Mambwe District is a district of Zambia, located in Eastern Province. 
Mambwe District inhabits the Luangwa Valley between the 13th and 14th parallel of south latitude. The Kunda name for this area is "Malambo''.   

The land is bounded on the west by the Luangwa River, on the south by the Lusangazi River and on the north by the Chisitu River. It is approximately 700km east of Zambia’s capital city – Lusaka – and borders Lundazi district to the north, Mpika to the north-west, Serenje to the west and Petauke to the south-west. Katete is in the south while Chipata is on the south-east side of the district.  

The capital lies at Mambwe named after the great leader of the Kunda people during their migration from the Congo. 
In 2022, City Population, quoting census provisional figures from the Central Statistical Office, put the population of Mambwe District at 119, 313  The Kunda represent about 80 percent of the population in the six Kunda chiefdoms under the Kunda chiefs namely: HRH Senior Chief Nsefu, HRH Chief Malama, HRH Chief Msoro, HRH Chief Mnkhanya, HRH Chief Kakumbi and HRH Chief Jumbe.  
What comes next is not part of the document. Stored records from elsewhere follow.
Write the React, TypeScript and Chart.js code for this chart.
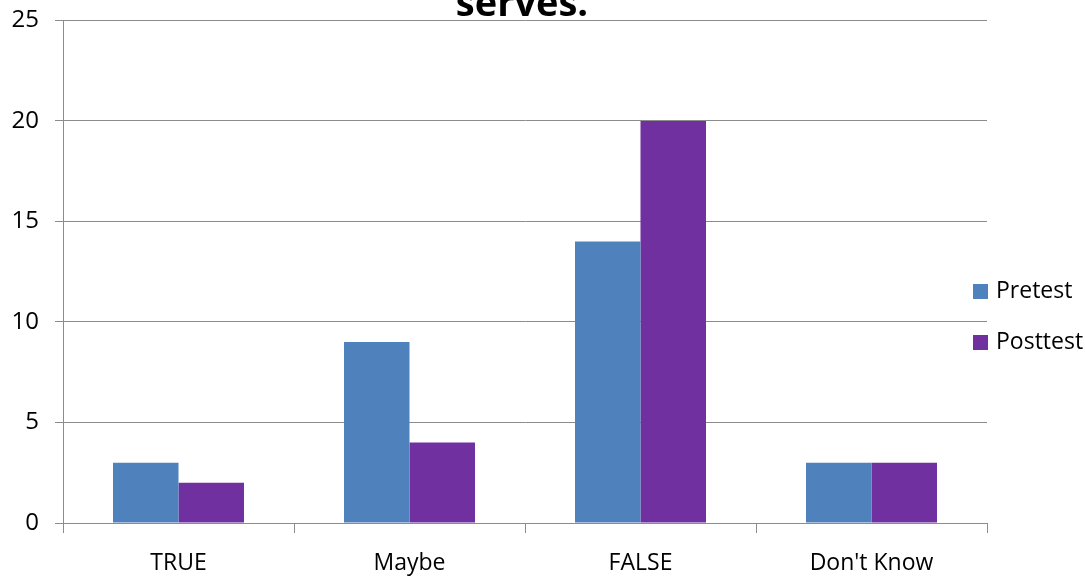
import React, { useEffect, useRef } from "react";
import { Chart, registerables } from "chart.js";

Chart.register(...registerables);

const categories = ["TRUE", "Maybe", "FALSE", "Don't Know"];
const pretest = [3, 9, 14, 3];
const posttest = [2, 4, 20, 3];
const seriesNames = ["Pretest", "Posttest"];
const titleText = "serves.";

const BLUE = "#4F81BD";
const PURPLE = "#7030A0";
const GRID = "#8c8c8c";
const FONT = "'Open Sans', 'DejaVu Sans', sans-serif";
const SHIFT = 10;

const overlayPlugin = {
  id: "overlay",
  afterDraw(chart: any) {
    const ctx = chart.ctx;
    ctx.save();
    // title (only its last line is visible)
    ctx.fillStyle = "#000";
    ctx.font = `bold 38px ${FONT}`;
    ctx.textAlign = "center";
    ctx.textBaseline = "alphabetic";
    ctx.fillText(titleText, 522, 16 + SHIFT);
    // legend
    const colors = [BLUE, PURPLE];
    ctx.font = `23px ${FONT}`;
    ctx.textAlign = "left";
    ctx.textBaseline = "middle";
    seriesNames.forEach((name, i) => {
      const y = 291 + SHIFT + i * 51;
      ctx.fillStyle = colors[i];
      ctx.fillRect(973, y - 7, 15, 15);
      ctx.fillStyle = "#000";
      ctx.fillText(name, 996, y);
    });
    ctx.restore();
  },
};

export default function App() {
  const ref = useRef<HTMLCanvasElement | null>(null);
  useEffect(() => {
    if (!ref.current) return;
    const chart = new Chart(ref.current, {
      type: "bar",
      data: {
        labels: categories,
        datasets: [
          { label: seriesNames[0], data: pretest, backgroundColor: BLUE },
          { label: seriesNames[1], data: posttest, backgroundColor: PURPLE },
        ],
      },
      options: {
        animation: false,
        responsive: false,
        maintainAspectRatio: false,
        datasets: { bar: { categoryPercentage: 0.567, barPercentage: 1 } },
        layout: { padding: { left: 0, right: 98, top: 9, bottom: 0 } },
        plugins: { legend: { display: false }, title: { display: false }, tooltip: { enabled: false } },
        scales: {
          x: {
            grid: {
              offset: true,
              drawOnChartArea: false,
              drawTicks: true,
              tickLength: 10,
              color: GRID,
            },
            border: { display: true, color: GRID },
            ticks: { color: "#000", font: { family: FONT, size: 23 }, padding: 17 },
            afterFit(scale: any) {
              scale.height = 53;
            },
          },
          y: {
            min: 0,
            max: 25,
            ticks: { stepSize: 5, color: "#000", font: { family: FONT, size: 24 }, padding: 16 },
            grid: { color: GRID, tickLength: 8, drawTicks: true },
            border: { display: true, color: GRID },
            afterFit(scale: any) {
              scale.width = 63;
            },
          },
        },
      },
      plugins: [overlayPlugin],
    });
    return () => chart.destroy();
  }, []);
  return (
    <div style={{ position: "fixed", left: 0, top: 0, width: 1085, height: 576, overflow: "hidden", background: "#fff" }}>
      <canvas
        ref={ref}
        width={1085}
        height={576 + SHIFT}
        style={{ position: "absolute", left: 0, top: -SHIFT, width: 1085, height: 576 + SHIFT }}
      />
    </div>
  );
}
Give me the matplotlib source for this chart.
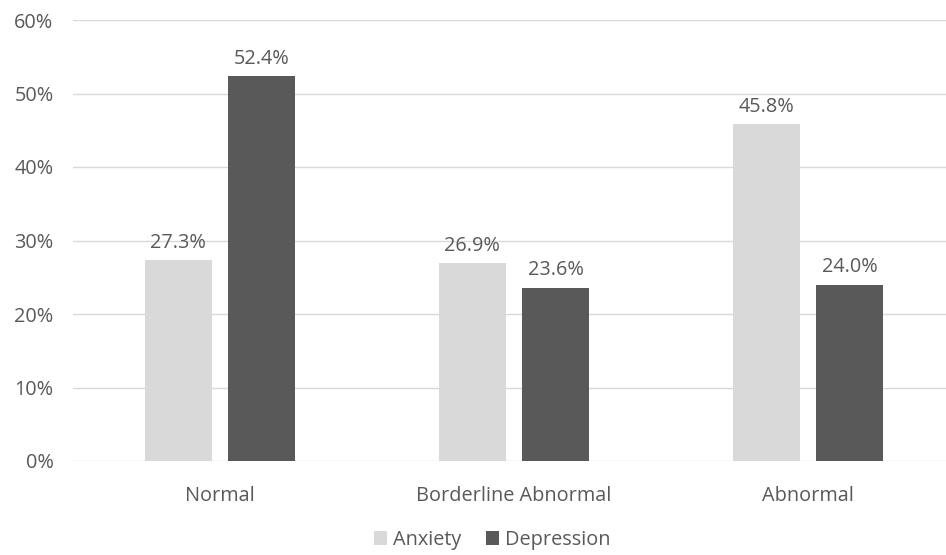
import matplotlib
matplotlib.use("Agg")
import matplotlib.pyplot as plt
import numpy as np

# data
categories = ["Normal", "Borderline Abnormal", "Abnormal"]
anxiety = [27.3, 26.9, 45.8]
depression = [52.4, 23.6, 24.0]
series_names = ["Anxiety", "Depression"]

plt.rcParams['font.family'] = ['Open Sans', 'DejaVu Sans']
TXT = '#595959'
FS = 14.3

fig = plt.figure(figsize=(9.46, 5.55), dpi=100)
# axes runs a bit past the right edge, like the reference
ax = fig.add_axes([73 / 946, 1 - 461 / 555, 882 / 946, (461 - 20) / 555])

x = np.arange(len(categories))
w = 0.228
off = 0.142
b1 = ax.bar(x - off, anxiety, w, color='#D9D9D9', label=series_names[0], zorder=3)
b2 = ax.bar(x + off, depression, w, color='#595959', label=series_names[1], zorder=3)

for bars in (b1, b2):
    for r in bars:
        ax.text(r.get_x() + r.get_width() / 2, r.get_height() + 1.0, f"{r.get_height():.1f}%",
                ha='center', va='bottom', fontsize=FS, color=TXT)

ax.set_xlim(-0.5, 2.5)
ax.set_ylim(0, 60)
ax.set_yticks(range(0, 61, 10))
ax.set_yticklabels([f"{v}%" for v in range(0, 61, 10)])
ax.set_xticks(x)
ax.set_xticklabels(categories)
ax.tick_params(axis='both', length=0, labelsize=FS, labelcolor=TXT)
ax.tick_params(axis='x', pad=18)
ax.tick_params(axis='y', pad=14)
ax.grid(axis='y', color='#D9D9D9', linewidth=1, zorder=0)
for s in ax.spines.values():
    s.set_visible(False)

fig.legend(loc='center', bbox_to_anchor=(492 / 946, 1 - 540 / 555), ncol=2, frameon=False,
           fontsize=FS, labelcolor=TXT, handlelength=0.65, handleheight=0.65,
           handletextpad=0.3, columnspacing=1.25)

fig.savefig('out.png', dpi=100)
The district is home of the world-renowned South Luangwa National Park, one of the greatest wildlife sanctuaries in the world.  

The district has one parliamentary constituency called Malambo Constituency.  and 15 Wards namely: Chikowa, Chipako, Chipapa, Chisengu, Jumbe, Kakumbi, Kasamanda, Malama, Mdima, Mnkhanya, Mphomwa, Msoro, Ncheka, Nsefu and Nyakatokoli.